Despite the religious fundamentalist’s belief that the Bible is the very word of God, most others read it as a witnessed account which, ipso facto, must be subjective. In fact Biblical studies at Protestant seminaries focus on exegesis – how can one arrive at some semblance of truth by parsing every line of Matthew, Mark, Luke, and John and comparing them?
Bishop Berkeley questioned the nature of reality when he asked, “If a tree falls in the forest and there is no one there to hear it, does it make a sound”; or even more fantastically, do we exist only in the mind of God or some other superhuman intelligence?
So armed with all this historical, philosophical, social, and above all cinematic evidence of the reality of fake news, Betty remade herself. She created a social media persona that was of her own design, conducted job interviews virtually as expected and required of employers in the age of COVID and manipulated every visual cue to her advantage.

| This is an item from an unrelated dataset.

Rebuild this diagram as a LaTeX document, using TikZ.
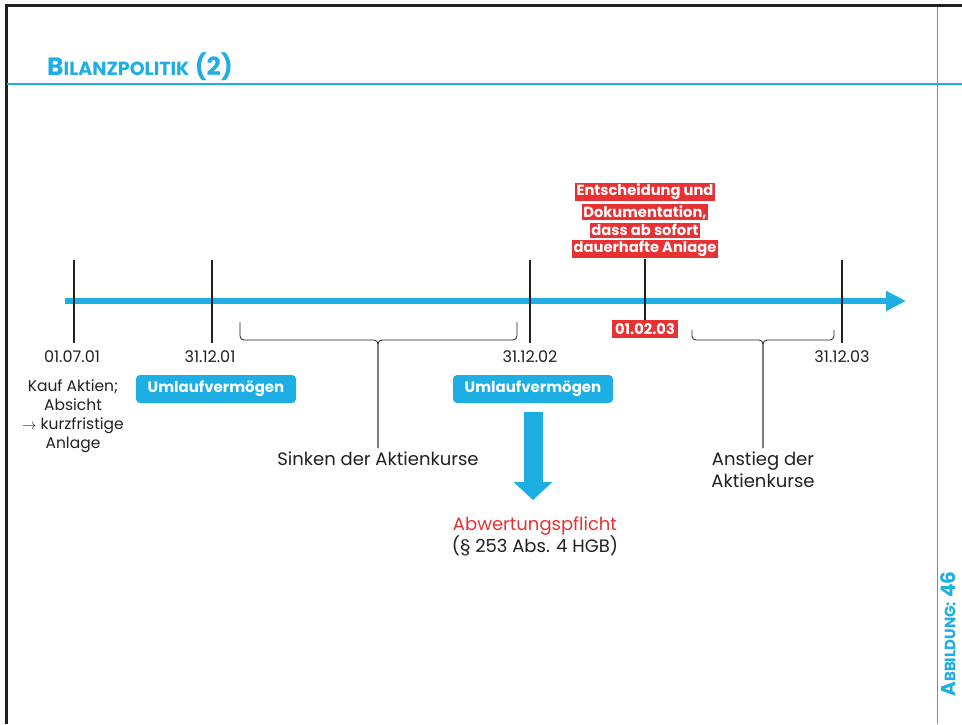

The technology of which she had become a master became her tool, and she became a Simone. All her meetings were held on Zoom or Google Meet, and thanks to her assiduity, there was never any inconsistency; and then, a la Diana Vreeland, when she did make forays in public, people saw her as she had presented herself online, not as she actually was. Of course she went out of her way to disguise as far as possible any Picasso remnants of visage, but it was people’s expectations which ruled their vision.

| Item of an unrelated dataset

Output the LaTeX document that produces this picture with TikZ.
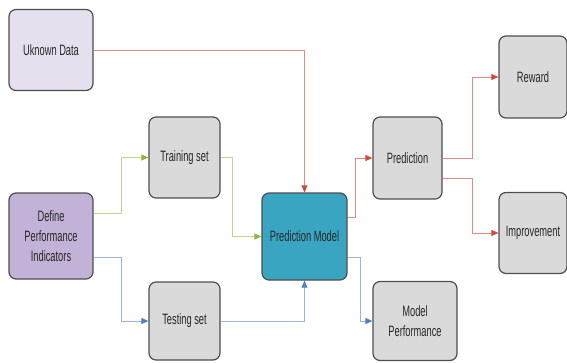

As she became more well known and political in her own right, she began to sound like Senator Palantine, the fictitious politician running for president in the Scorsese movie, Taxi Driver. “We are the people”, he says, repeating the tag line of his campaign over and over again and goes on to say that we the people will finally govern. We the people will take the right and true road. We the people are on a path of righteousness; and by the end of the movie he is saying absolutely nothing. Yet his fans are delirious with support for him, the candidate they had always hoped for.

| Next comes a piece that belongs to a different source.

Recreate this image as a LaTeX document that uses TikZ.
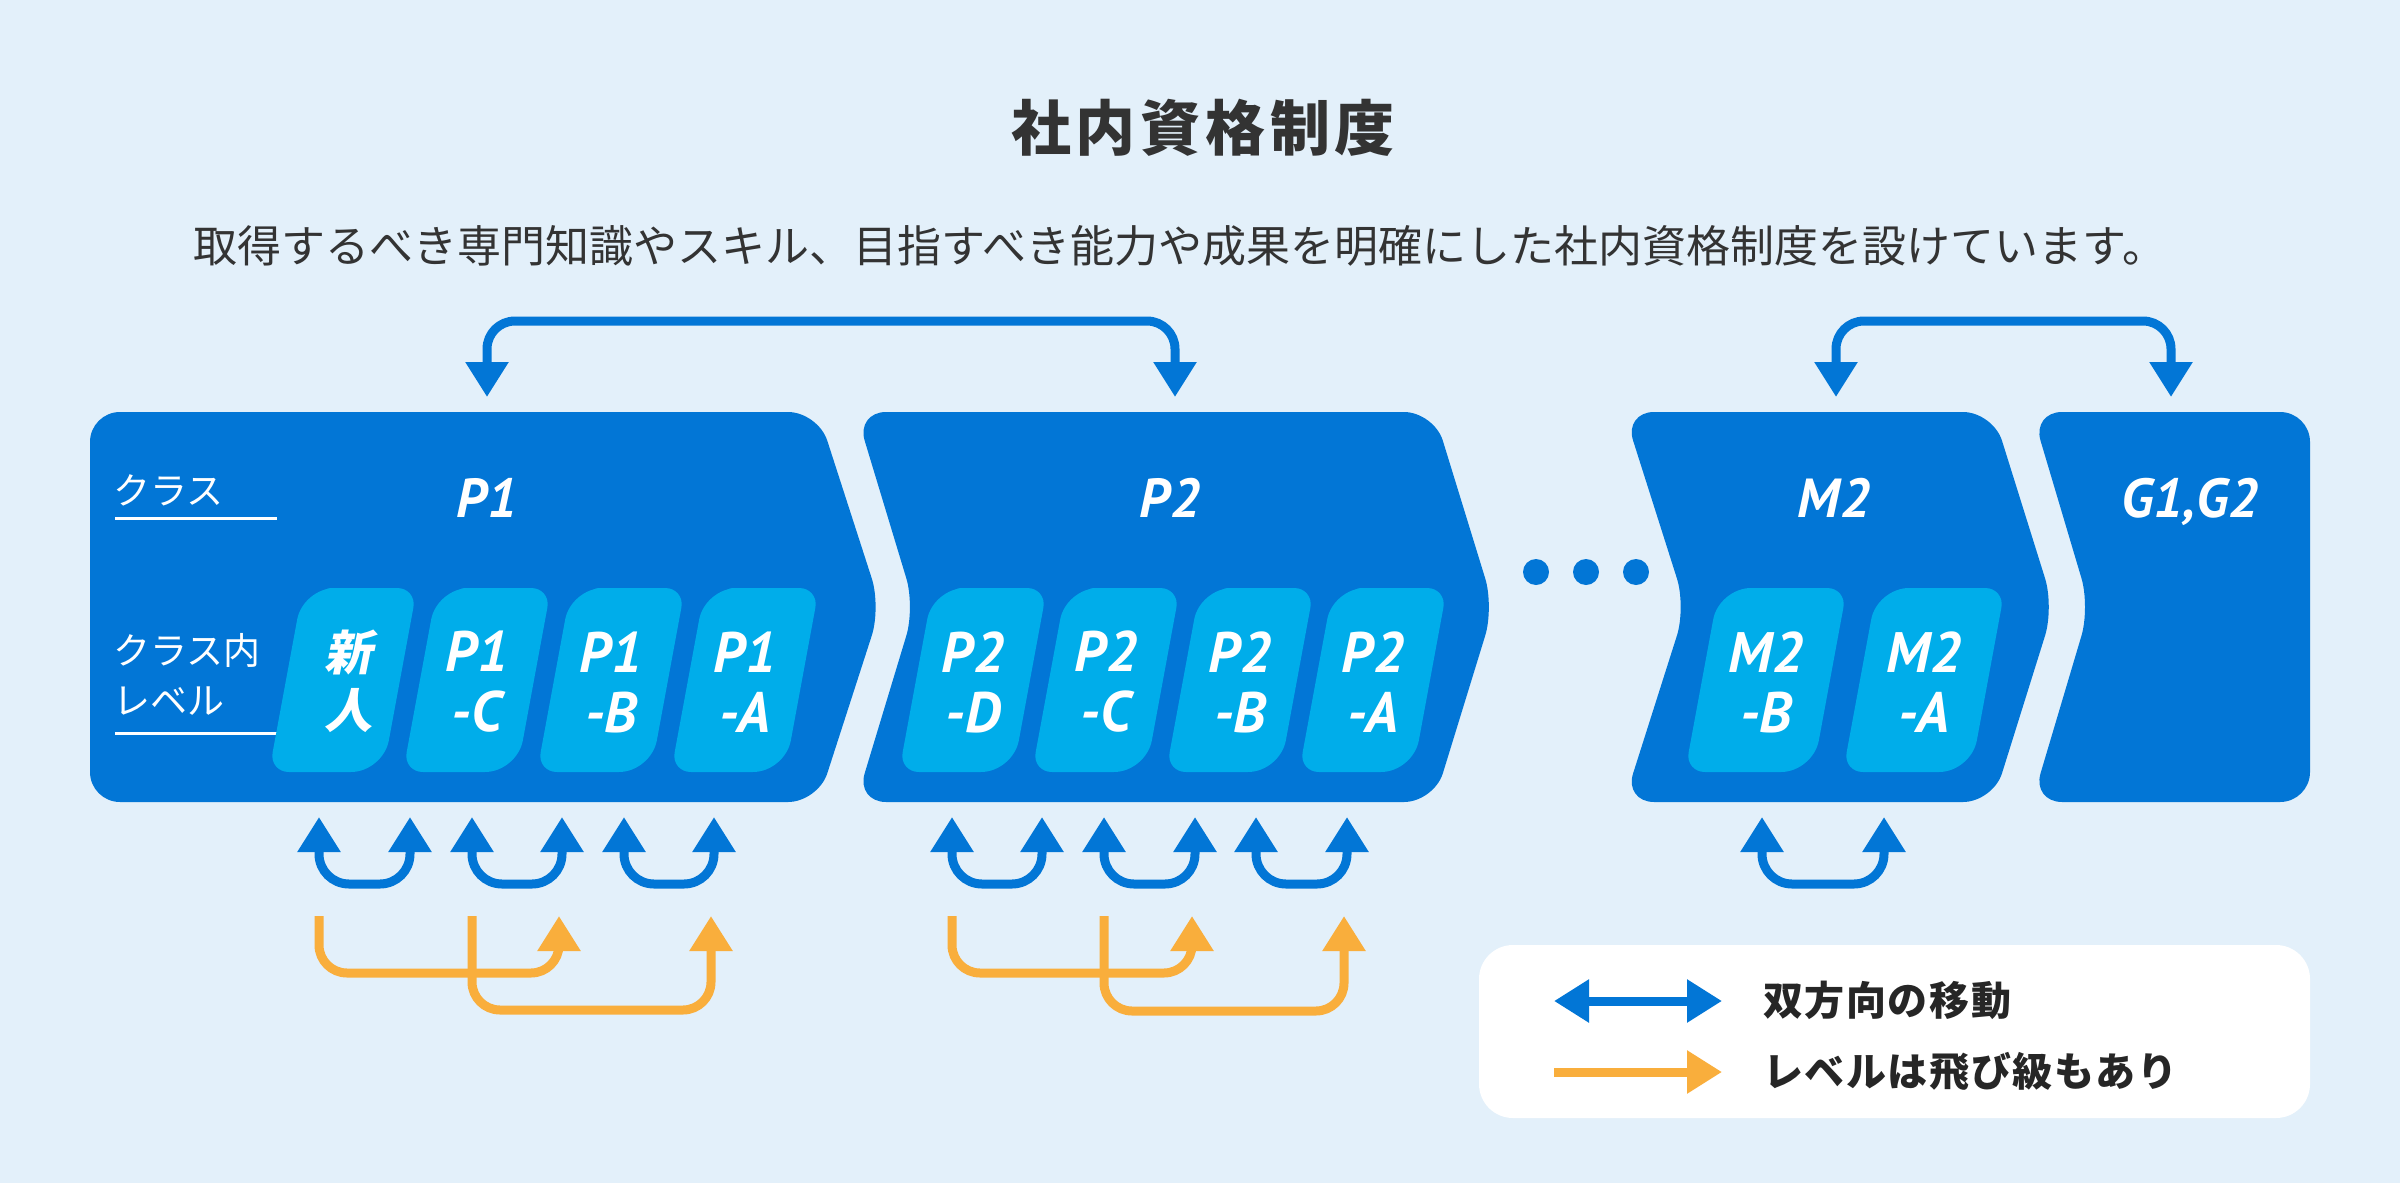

Betty had learned how understanding the fathomless gullibility and idealistic reach of people was in her favor. She had only to weave a tapestry of good feelings, appropriate sentiments, and heartfelt nostrums. The more she appealed to people in these simple ways, the more she was admired. Her Picasso face was entirely forgotten. In the magic of subjective gullibility, images are fungible. Her silver tongue, sweet blandishments, and happy talk became one with her now beautifully perceived face.
Her career was stellar and she was appointed to many Boards of Directors, prominent positions in foundations and advocacy groups, and was persistently approached for a political career. Let it be said, of course, that Betty Landers was a supremely intelligent person, so her supporters and admirers were not getting an empty suit; but for all intents and purposes she was an intellectual cipher, carried on the winds of popular opinion and all the happier for it.